This application note discusses how to build a negative voltage reference without using external resistors or a negative supply by simply combining a simple charge-pump inverter and a positive output voltage reference.
Switched-capacitor charge-pumps, which occupy less space than do their inductor-based counterparts, are popular for providing inverted voltages in small hand-held equipment. Combining a switched-capacitor charge-pump with a precision reference, for example, yields an inverted reference from a positive power supply (Figure 1). Unlike the more typical combination of a positive 3-terminal reference and an op-amp inverter, this one delivers accurate inversions without the need for precision resistors and a negative supply.
Figure 1. A precision negative reference.
The charge-pump inverter (U2) delivers -5V by inverting the output of a 5V precision reference (U1). U1 accepts inputs between 5.2V and 12.5V. Replacing it with a 2.5V reference that accepts 2.7V to 12.5V, as in the MAX6125, produces a -2.5V output. This circuit is very compact. It needs only three surface-mount capacitors, and the ICs occupy tiny SOT23 packages.
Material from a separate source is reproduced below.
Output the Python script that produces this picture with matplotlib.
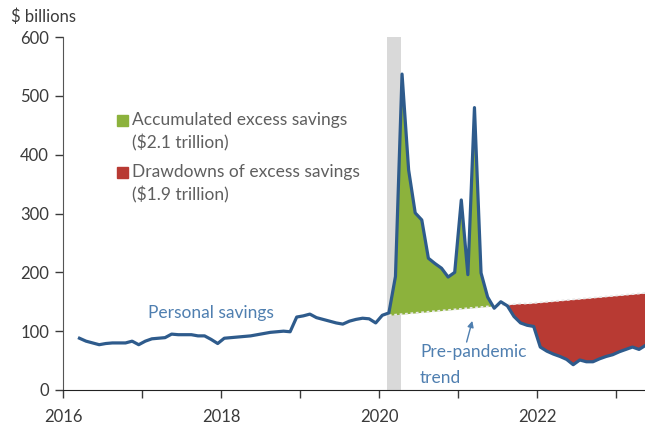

Output-voltage accuracy depends partly on the initial accuracy of U1. The MAX6150/MAX6125 devices, for example, offer 1% accuracy. To this you must add the error due to the circuit's output voltage drop, which is less than 2mV for 90µA of load current (Figure 2).
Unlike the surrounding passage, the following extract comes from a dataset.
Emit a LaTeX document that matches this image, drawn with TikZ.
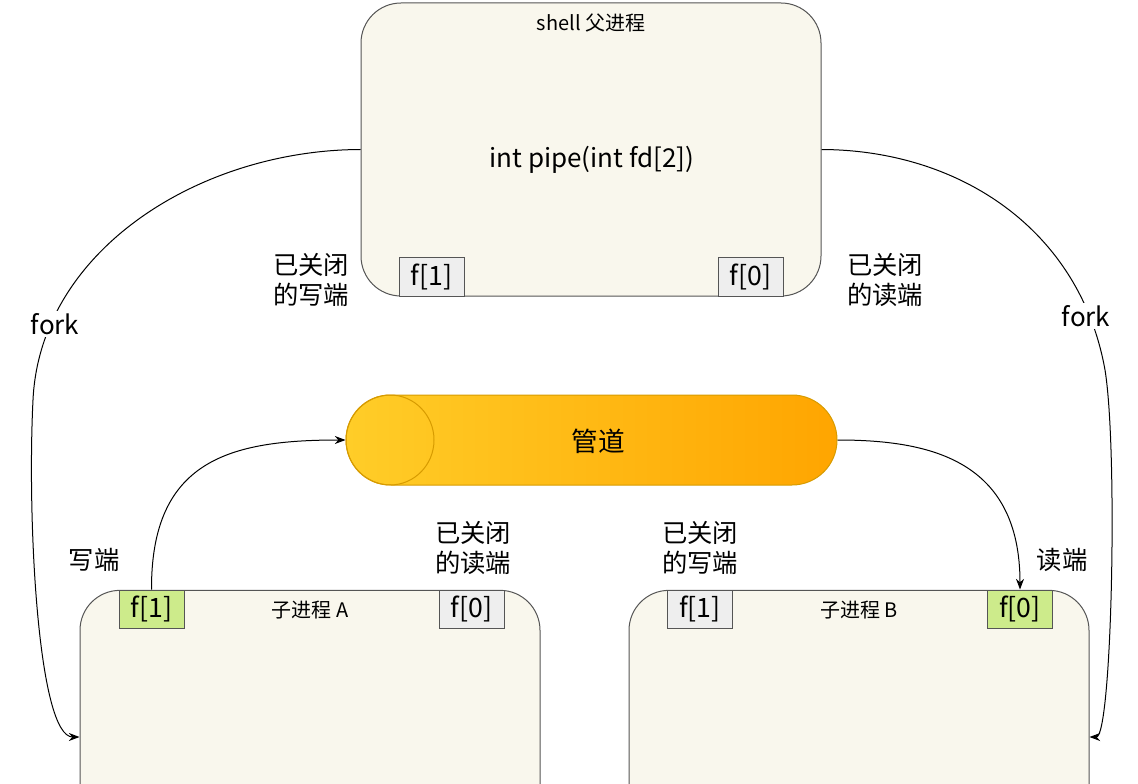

Figure 2. The load-regulation error of the circuit's output.
For a -2.5V output, the circuit draws low quiescent currents that range from 86µA for a 2.7V input to 105µA for a 12.5V input. For -5V outputs, the circuit draws 127µA for 5.2V inputs and 140µA for 12.5V inputs (Figure 3).
Figure 3. The circuit's supply current as a function of load current.
A similar version of this article appeared in the June 10, 1999 issue of EDN magazine.